## Set task
Start at the line holding "Reproduce this chart with matplotlib.", stop at the line holding "import numpy as np", and repeat those lines exactly, both ends included; skip the pictures.

## Material for this task
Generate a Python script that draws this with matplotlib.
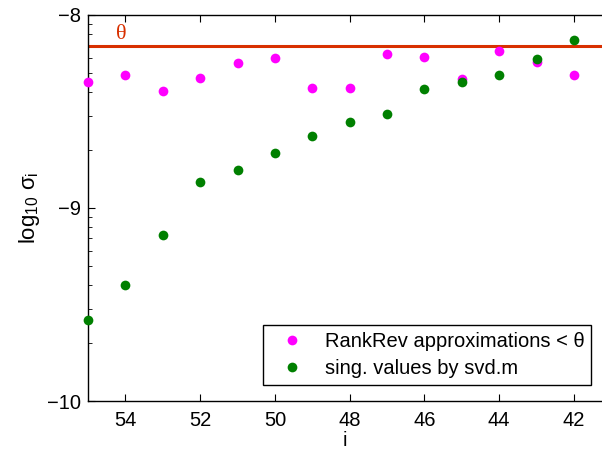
...
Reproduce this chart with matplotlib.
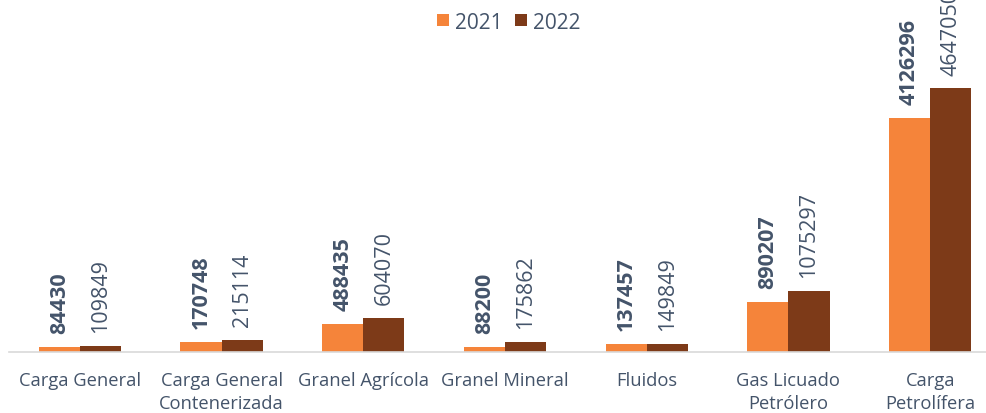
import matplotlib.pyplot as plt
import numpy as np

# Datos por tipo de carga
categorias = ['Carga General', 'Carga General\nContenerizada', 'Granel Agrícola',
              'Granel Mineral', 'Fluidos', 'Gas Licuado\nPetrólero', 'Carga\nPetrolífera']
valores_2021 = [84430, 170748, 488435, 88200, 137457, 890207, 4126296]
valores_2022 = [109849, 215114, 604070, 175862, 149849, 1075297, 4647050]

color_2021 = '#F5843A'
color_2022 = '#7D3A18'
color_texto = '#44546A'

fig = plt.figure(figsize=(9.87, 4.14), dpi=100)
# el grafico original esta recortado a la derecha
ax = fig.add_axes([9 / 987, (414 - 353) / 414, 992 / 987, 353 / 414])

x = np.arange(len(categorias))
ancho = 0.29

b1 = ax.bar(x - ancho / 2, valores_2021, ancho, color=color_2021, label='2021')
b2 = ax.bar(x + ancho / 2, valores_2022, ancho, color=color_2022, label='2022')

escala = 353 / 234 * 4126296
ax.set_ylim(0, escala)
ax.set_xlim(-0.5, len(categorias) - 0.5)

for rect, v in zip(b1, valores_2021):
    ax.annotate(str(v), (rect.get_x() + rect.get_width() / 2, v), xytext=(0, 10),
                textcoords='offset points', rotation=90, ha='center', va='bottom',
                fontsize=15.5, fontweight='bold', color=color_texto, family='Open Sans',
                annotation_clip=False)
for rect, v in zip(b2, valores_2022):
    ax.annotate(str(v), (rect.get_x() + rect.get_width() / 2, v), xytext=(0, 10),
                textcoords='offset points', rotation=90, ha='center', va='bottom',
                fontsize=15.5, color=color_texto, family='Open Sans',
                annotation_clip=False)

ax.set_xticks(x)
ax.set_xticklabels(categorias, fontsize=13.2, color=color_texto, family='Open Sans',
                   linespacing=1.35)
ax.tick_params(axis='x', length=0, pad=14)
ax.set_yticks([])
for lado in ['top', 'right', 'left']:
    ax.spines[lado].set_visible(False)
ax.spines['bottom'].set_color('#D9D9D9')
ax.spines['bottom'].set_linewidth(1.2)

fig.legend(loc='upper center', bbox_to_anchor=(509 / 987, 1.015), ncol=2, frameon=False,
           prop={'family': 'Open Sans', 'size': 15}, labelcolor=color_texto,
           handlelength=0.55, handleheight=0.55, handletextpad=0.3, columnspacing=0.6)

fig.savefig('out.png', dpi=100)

## Complete output
Reproduce this chart with matplotlib.
import matplotlib.pyplot as plt
import numpy as np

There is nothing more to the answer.